On the day set for his appearance, the committee (including Senators Barry Goldwater, Irving Ives, and Sam Ervin) interrogated Irvin Paul Miller concerning whether racketeers in Detroit were trying to establish a base in the laundry industry similar to what they had done in the restaurant industry which was closely tied to illegal activities, including gambling and narcotics. Miller testified that Licavoli, Frank "The Bomb" Bommarito, Angelo Meli, and Joe Lehr (a partner in the Star Coverall Supply Company) met in a space he rented to them to open a business that would rent and clean coveralls, uniforms, and shop tools to gas stations, tool shops, and similar businesses. The men strategized their expansion which included the use of tactics such as threats and actual violence to intimidate small-business men, gas stations, and garages to rent from them. Kennedy then called Licavoli's name to testify, this was followed by the Chairman doing the same. The Committee noted Licavoli's failure to appear and his failure to communicate in any way with them. The committee then resolved to the U.S. Senate for a resolution for the U.S. attorney for D.C. to proceed against Licavoli for contempt of Congress. Miller went on to testify that he had received two threatening phone calls where an unknown voice told him "Well, when you go to Washington you should be very careful whose name you mention or who you incriminate." Kennedy pointed out "You mentioned Mr. Licavoli, and Meli's name, and Mr. Bommarito's name, and evidentially this didn't frighten you?" Miller replied, "Well, we have to go sometime." The Chairman responded, "Well, it takes that kind of courage to fight these crooks and murderers."

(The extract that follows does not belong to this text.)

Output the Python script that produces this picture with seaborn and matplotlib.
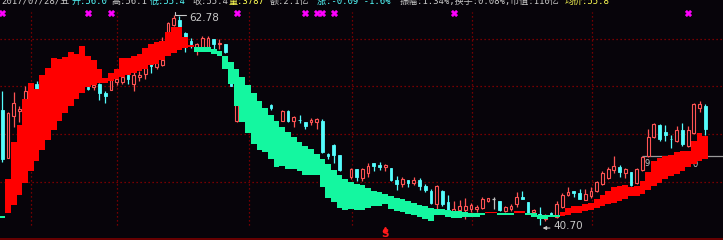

When tried for ignoring the Congressional subpoena in 1960, Licavoli claimed that in doing so he was following the advice of his lawyer. This defense made its way to the District of Columbia's Circuit court in 1961's Peter Licavoli, Appellant, v. United States of America. The Court found that just as "reliance upon [the] advice of counsel is no defense to a charge of refusing to answer a question, such reliance is not a defense to a charge of failure to respond." At the time of the ruling Licavoli was already in prison for income-tax evasion and received an additional sentence of six months for contempt of Congress.

In 2024 Licavoli's case was cited as binding precedent by judges in proceedings concerning the refusal to comply with a Congressional subpoena from the January 6th Committee by both Peter Navarro and Steve Bannon.